Trump is the apex of this consolidation of authority within the executive branch through what is known as Unitary Executive Theory.
By clearing the way of obstructionist judicial authority and hobbling the legislature with aggressive use of the filibuster and other neutralizing tactics, the Presidency has effectively hijacked all the levers of power at the national level.
Add in the privatization of the bureaucracy - first through the Military Industrial Complex, the outsourcing of fiscal policy to the regulatory captured Federal Reserve, and the public-private partnership of the international surveillance/police state - and you invest the President and his cronies with millions of workers, trillions of dollars in capital and spending power, and endless latitude in setting administrative policies.
Trump's tactless deployment of these powers has soured the public on the personage in charge. But the public still doesn't seem to understand how the Presidency - as an institution - has been able to legally wield all this power precisely because the courts and legislature have surrendered it to the office voluntarily.
Once he's gone, the next guy will have all the same tools. The only question is how they're used.
This.
Technically we have checks and balances, but those entrusted to check executive power have abdicated to Donald instead.
And Weevil's right. This goes much, much further back than Donald.
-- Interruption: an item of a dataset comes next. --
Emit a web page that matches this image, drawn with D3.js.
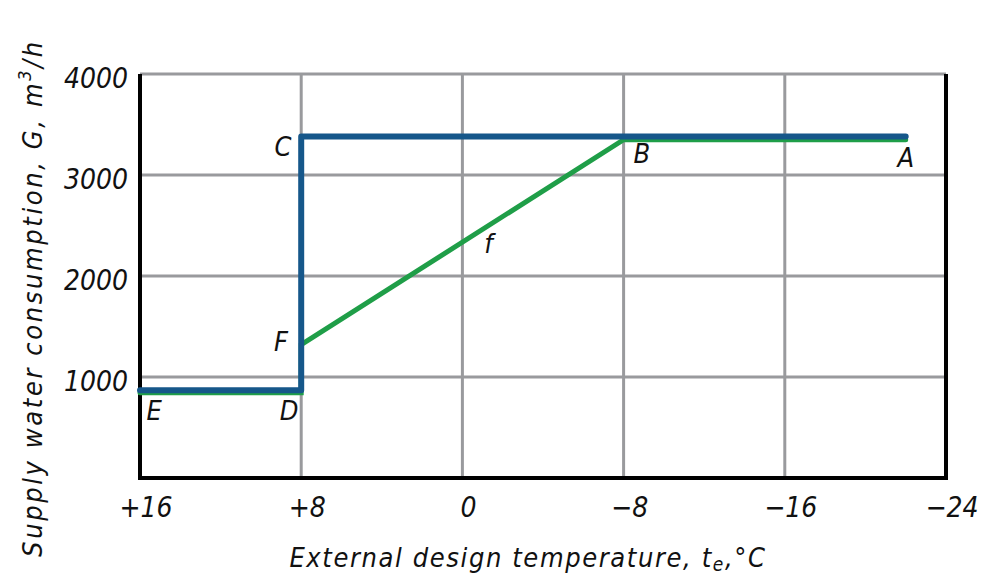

He's really only doing what the US has always done, and just doesn't care to hide it like his predecessors tried to.
FlashMob is right about Weevil being right.
And if you've got an hour and a half to dedicate to a podcast, here is that debate played out on stage, with a fun role reversal because at the time it was Obama in office. Please note the cynicism of the "conservatives" arguing for the motion.
https://constitutioncenter.org/news-debate/americas-town-hall-programs/intelligence-squared-debate-has-the-president-usurped-congressional-power
Yeah, it has been depressing over the last 30 years watching people's principles turn into matters of convenience, generally based on whatever their algorithm feeds them in a given day.